I have found out and not by my own snooping that ow must have mental issues of her own due to the abuse she endured as a child and teenager by her father. She is one of 5 children. Her brother was one of H's best friends as teenagers and then H started dating her.
When H and I, were first dating 29 years ago, her brother was in a car accident and was killed. I do remember back then that there was talk of it being suicide. I have found out recently that it was and due to the abuse by their father that her brother killed himself. Ow told her mother what their father was doing to them and her mother told her to shut up and never to talk about it again. What boggles my mind about it all is that ow remained close to her father up until his death. I do not know if H is aware of this information or not, but with ow's probable mental issues and H's, this sitch is so entangled that I can't see it ever being straightened around. They are two broken individuals clinging to each other. Obviously, I can never approach H with what I know.
Incidentally, ow's brother's funeral must have been what H was referring to when he told me on the day he was moving in with her, that they almost got back together while H and I were dating. I asked him why they didn't and he told me that we all make mistakes. I guess that H believes his marriage to me and our kids are mistakes. I sometimes wonder if Standing for such an impossible sitch means that I have my own mental issues? I don't think so. I just believe that you don't love someone for twenty nine years and build a life with them and you flip a switch and it's over. I guess H believes that it is through his rewritten history. How do things get so screwed up???
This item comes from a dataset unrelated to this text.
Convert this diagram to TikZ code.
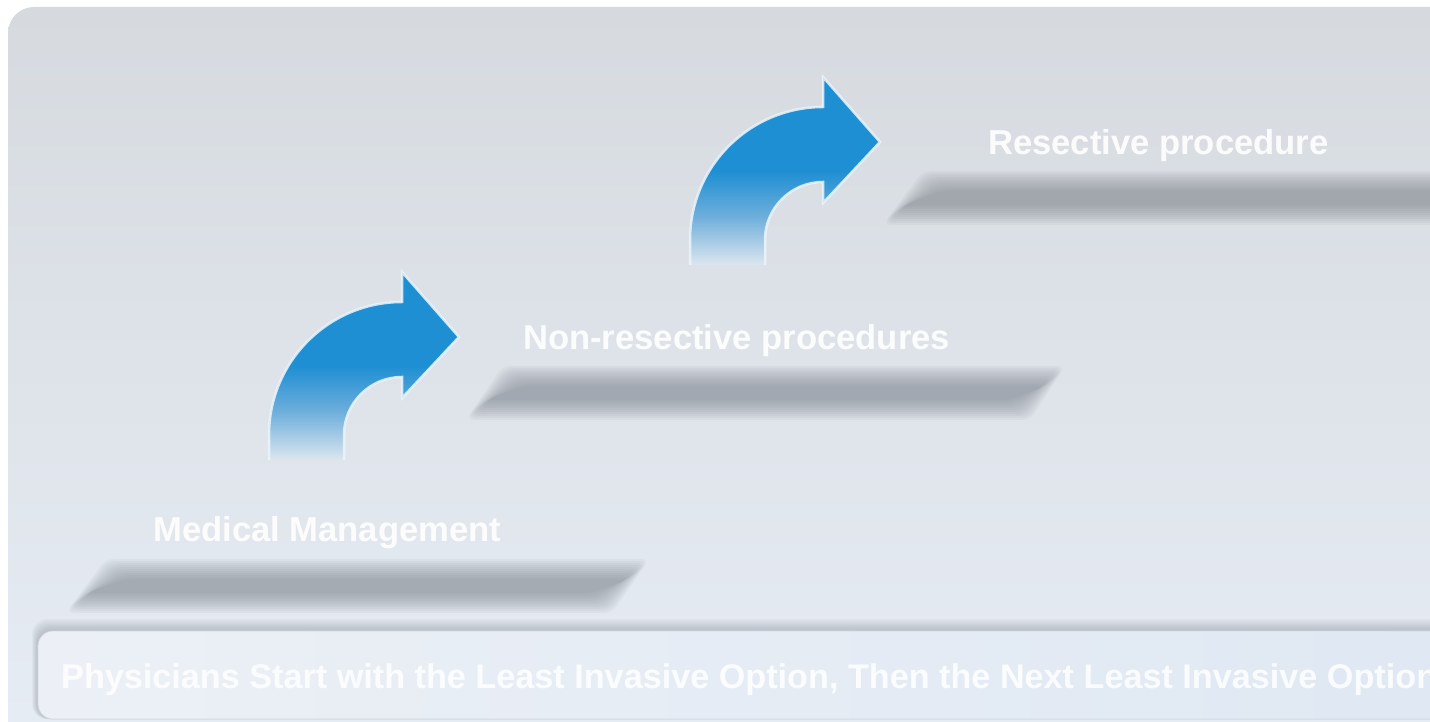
\documentclass[tikz,border=0pt]{standalone}
\usepackage{fontspec}
\setmainfont{Liberation Sans}

\definecolor{panelTop}{HTML}{D6DADF}
\definecolor{panelBot}{HTML}{E7EDF5}
\definecolor{barLeft}{HTML}{ECF0F6}
\definecolor{barRight}{HTML}{DFE8F3}
\definecolor{barEdge}{HTML}{D3D9E1}
\definecolor{arrBlue}{HTML}{1E8FD3}
\definecolor{arrMid}{HTML}{6DAEDB}
\definecolor{arrPale}{HTML}{DCE6EF}
\definecolor{arrRim}{HTML}{EAF5FC}
\definecolor{shadeGray}{HTML}{7D838C}

% blue body that fades out towards the foot of the arrow
\pgfdeclareverticalshading{arrowfade}{100bp}{color(0bp)=(arrPale); color(25bp)=(arrPale); color(38bp)=(arrMid); color(50bp)=(arrBlue); color(100bp)=(arrBlue)}

% soft shadow: top y, bottom y, top-left x, top-right x, bottom-left x, bottom-right x
\newcommand\softshadow[6]{%
  \foreach \d in {12,10,8,6,4,2,0,-2,-4,-6,-8}{%
    \fill[shadeGray, opacity=0.075, rounded corners=8pt]
      ({#3-(\d)},{#1+(\d)}) -- ({#4+(\d)},{#1+(\d)}) --
      ({#6+(\d)},{#2-(\d)}) -- ({#5-(\d)},{#2-(\d)}) -- cycle;
  }%
}

\tikzset{
  lbl/.style={text=white, text opacity=0.9, inner sep=0pt, anchor=base west,
    font=\fontsize{34.6}{40}\selectfont\bfseries},
  bentarrow/.pic={
    \shade[shading=arrowfade]
      (-133,-25) -- (-133,0) arc[start angle=180, end angle=90, radius=133pt]
      -- (0,163) -- (57,98) -- (0,37) -- (0,58)
      arc[start angle=90, end angle=180, radius=58pt] -- (-58,-25) -- cycle;
    \draw[arrRim, opacity=0.85, line width=2.5pt, line join=miter]
      (-133,-25) -- (-133,0) arc[start angle=180, end angle=90, radius=133pt]
      -- (0,163) -- (57,98) -- (0,37) -- (0,58)
      arc[start angle=90, end angle=180, radius=58pt] -- (-58,-25);
  }
}

\begin{document}
\begin{tikzpicture}[x=1pt,y=1pt]
\clip (0,0) rectangle (1430,721);
\fill[white] (0,0) rectangle (1430,721);

% main panel
\shade[top color=panelTop, bottom color=panelBot, rounded corners=26pt]
  (8,-40) rectangle (1480,714);

% shadows under the three steps
\softshadow{150}{120}{118}{637}{78}{600}
\softshadow{343}{313}{515}{1053}{478}{1018}
\softshadow{538}{508}{935}{1480}{895}{1450}

% bent arrows between the steps
\pic at (402,286) {bentarrow};
\pic at (823,481) {bentarrow};

% step labels
\node[lbl] (med) at (153,179) {Medical Management};
\node[lbl] (nonres) at (523,371) {Non-resective procedures};
\node[lbl] (res) at (988,566) {Resective procedure};

% bottom banner with its soft top shadow
\foreach \d in {1,...,10}{
  \fill[shadeGray, opacity=0.045, rounded corners=15pt]
    ({38-0.6*\d},2) rectangle (1480,{90+1.2*\d});
}
\shade[left color=barLeft, right color=barRight, rounded corners=15pt]
  (38,2) rectangle (1480,90);
\draw[barEdge, line width=0.8pt, rounded corners=15pt]
  (38,2) rectangle (1480,90);
\node[lbl, text opacity=0.85, font=\fontsize{34.2}{40}\selectfont\bfseries] (note) at (61,33)
  {Physicians Start with the Least Invasive Option, Then the Next Least Invasive Option};
\end{tikzpicture}
\end{document}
Sometimes the hopelessness of this sitch overwhelms me.
After reading what you just wrote MHO is that you should not worry about the OW. That R is not going to last. Your H at some point is going to realize that OW is mentally ill. Then he will be running looking for another fix.
Think about that and understand this is why you have to detach and go on living your life as if he is not coming back but make your self the best option. Either for him or for someone else. YOU deserve that!
This is not going to get fixed fast. You can do this.
Thanks so much OP. You don't know how badly I needed to read those words.
I hesitated to post that one, but figured putting it out there to give you guys more background and get incites and opinions would help me.
Changes are happening in me. Some are necessary because I'm living without H and realize that the odds of him not returning are high. Some are because I'm discovering who I am again, and that's kinda fun.
Detaching has helped a lot. It has started to get to a point that I've stepped back so much that it's almost like watching a movie. Some of it is heartbreaking, but other parts are almost comical. Hope that makes sense.
I know I will make it. Lived single after college and made it just fine. This time around I have kids who bring me comfort and joy. We did a good job raising them and I feel sorry that H will be missing out on so much with them. I think he will be surprised when and if the fog finally lifts to see all the changes in the kids and I.
Thanks again, and hope things are going well for you.